Many methods are used to ensure that farmed salmon thrive, stay healthy and grow quickly. Nofima scientist Erik Burgerhout is working on programming the fish to become robust.
Nofima’s research will harness epigenetics to make the fish more resilient. The Programming Fish for Robustness (Progress) research project exposes fish to stressors such as low temperatures and low oxygen levels in early life phases, thereby influencing them to develop their own genetic material – RNA – to better withstand stress later in life.
“In order to produce a robust farmed fish, we must return to nature. Cold temperatures are natural for wild salmon, so it is actually the relatively high temperature normal to fish farming that is the stressful factor. We are now conducting research to understand what lies behind these mechanisms”, says Erik Burgerhout.

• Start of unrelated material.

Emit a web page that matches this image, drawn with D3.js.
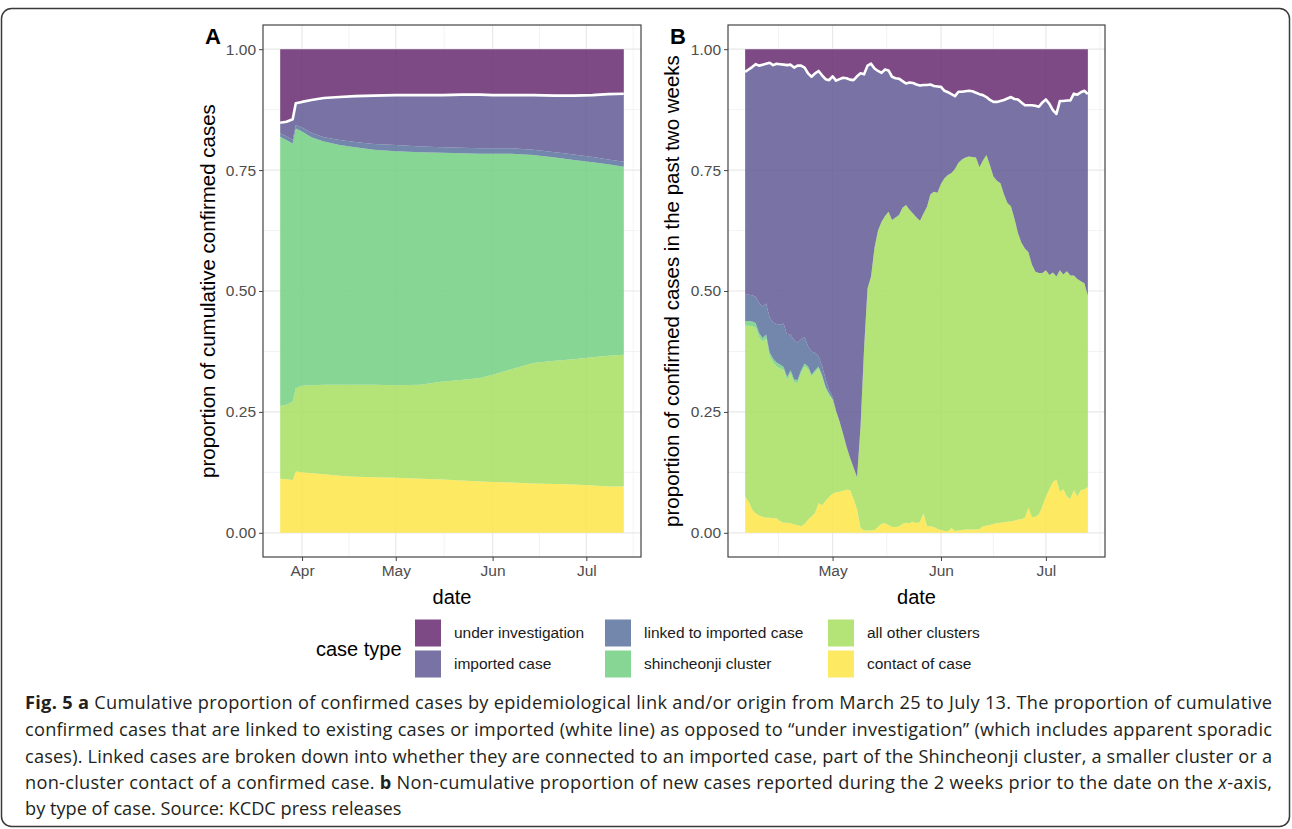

“We have noticed that low oxygen levels – hypoxia – affect the fish. The question is whether low oxygen levels during the early life phase would program the fish to withstand little oxygen in later life, as well as improve the fish’s immune system”, says Erik Burgerhout.
The role of stress
Stress during early life phases can have a serious impact on the development, growth and behaviour of various animal groups, including fish. However, there is currently little knowledge about the epigenetic regulation mechanisms involved – ie, in this case, whether the impact of stress causes the fish to develop their own robustness throughout the rest of their lives, and the level of stress that is justifiable from an animal welfare perspective.
In the Progress project, salmon were exposed to low oxygen levels during the embryonic/larval stage. Later, the same fish were investigated regarding their survival in the seawater phase, growth and disease resistance. According to Burgerhout, the results did not quite meet expectations.
“We measured the fish’s tolerance to low oxygen levels and investigated the development of its immune genes during smoltification. In addition, we investigated the immune response after exposing the fish to pathogenic bacteria that are feared in the aquaculture industry. We only managed to see small differences between fish that were exposed to stress with little oxygen early in life and fish that had not had this type of impact. We don’t consider these negative results, but rather results without the expected impact. More studies are needed before we can say anything for sure”, says Erik Burgerhout.
“Although we found little difference between the groups regarding the hypoxia challenge test, the results suggest that chronic hypoxia during the early phase of life stimulated immune genes and dampened their downregulation in connection with smoltification. However, these changes did not improve protection against a bacterial pathogen”, he stated.
The project results show the potential for environmental stimuli to be used as treatments to shape gene regulation in farmed salmon.